CNN
October 8, 1999

U.S. Supreme Court asked to review Puerto Ricans' U.S. citizenship

                  SAN JUAN, Puerto Rico (AP) -- Jennifer Efron is a U.S. citizen because
                  she was born in Puerto Rico. But her parents say Puerto Ricans' U.S.
                  citizenship is not guaranteed, so they're asking the U.S. Supreme Court to
                  allow the teen-ager to naturalize.

                  If the Supreme Court agrees to hear Efron's petition, the case could affect
                  millions of Puerto Rico-born citizens both in this Caribbean territory and on
                  the U.S. mainland.

                  Efron's attorneys argue that since Congress granted residents of Puerto Rico
                  a statutory U.S. citizenship in 1917, it technically could revoke it --
                  especially if the island eventually should become independent.

                  That prospect is remote -- less than 5 percent of island voters have
                  supported independence in recent plebiscites. Still, the possibility that Puerto
                  Rico's status as a U.S. territory could change "makes the concern (over
                  citizenship) even greater," attorney Nathan Dershowitz said Thursday.

                  "There's millions of people in the United States who don't know what their
                  status is," said the New York-based Dershowitz, whose brother, celebrity
                  lawyer Alan Dershowitz, also is on Efron's legal team.

                  Puerto Rico has a population of nearly 4 million. At least 2 million others
                  who were born in Puerto Rico live on the U.S. mainland.

                  Officials at the U.S. Immigration and Naturalization Service insisted
                  Thursday that Puerto Ricans' citizenship rights are not at risk.

                  "The bottom line is that a person born in Puerto Rico is a U.S. citizen and
                  does not need to be naturalized," INS spokesman Bill Strassberger said.

                  The U.S. District Court for the Southern District of Florida and the U.S.
                  Eleventh Circuit Court of Appeals ruled the same way in dismissing lawsuits
                  filed by Efron's father, David Efron.

                  But in an article last year, former U.S. Attorney General Dick Thornburgh
                  said that Puerto Ricans' citizenship is "granted by statute and not fully
                  protected by the U.S. Constitution."

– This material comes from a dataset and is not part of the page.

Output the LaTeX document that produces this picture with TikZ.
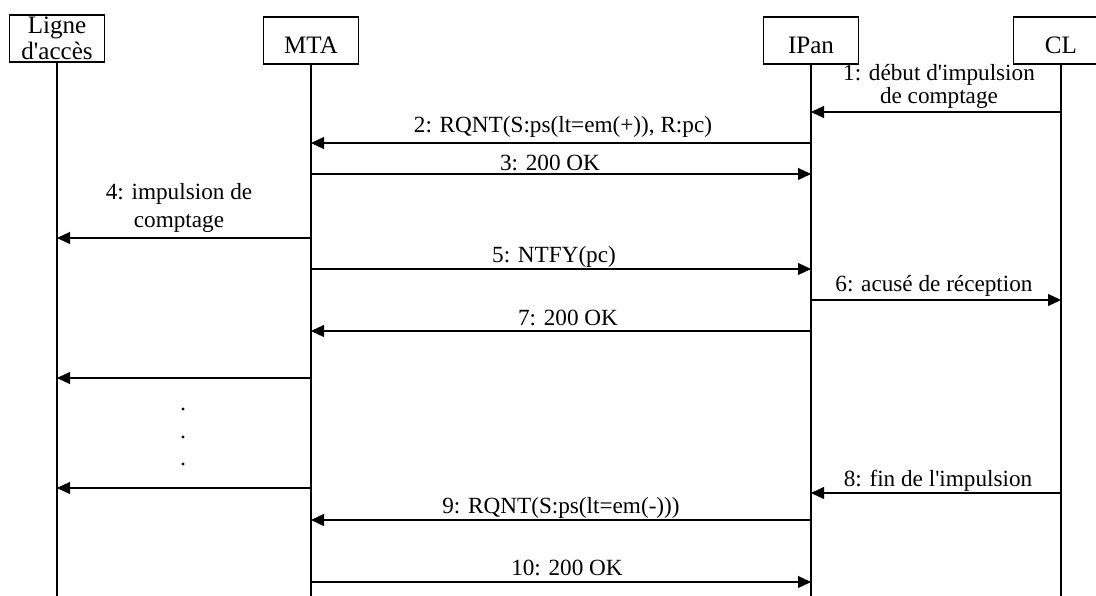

                  To date, the Supreme Court has not considered any case that would clarify
                  the issue. Efron said Thursday the Supreme Court has several months to
                  decide whether to hear his appeal.

                  As a U.S. commonwealth, Puerto Rico enjoys limited autonomy. The
                  island's U.S. citizens are eligible for military service and receive billions of
                  dollars in U.S. federal aid each year, but they cannot vote for president and
                  have only a non-voting congressional representative.

                  Supporters of U.S. statehood for Puerto Rico have tried to sell statehood as
                  the only guarantor of U.S. citizenship.

                  David Efron, father of 15-year-old Jennifer, is a statehood advocate, and he
                  acknowledged his petition could have wide-reaching political implications.

                  "This is more than a case. It's a cause," said Efron, a native of Cuba and San
                  Juan attorney and real estate developer who became a U.S. naturalized
                  citizen as a child.

                  Efron said he fears recent frictions in Puerto Rico's relationship with the
                  United States are signs of a changing political climate that puts Puerto
                  Ricans' U.S. citizenship more at risk.

                  The Puerto Rican government has demanded that the U.S. Navy leave its
                  training ground on the island of Vieques after a fatal accident in April. And
                  many in the United States were angry that President Clinton offered
                  clemency in August to 16 pro-independence Puerto Rican activists affiliated
                  with a militant group blamed for deadly bombings in New York and Chicago
                  in the 1970s and 1980s.

                  "With everything that's been going on with the Puerto Rican prisoners and
                  Vieques, there's a lot of nationalistic sentiment (among Puerto Ricans),"
                  Efron said. "I don't know what the U.S.' take is on this."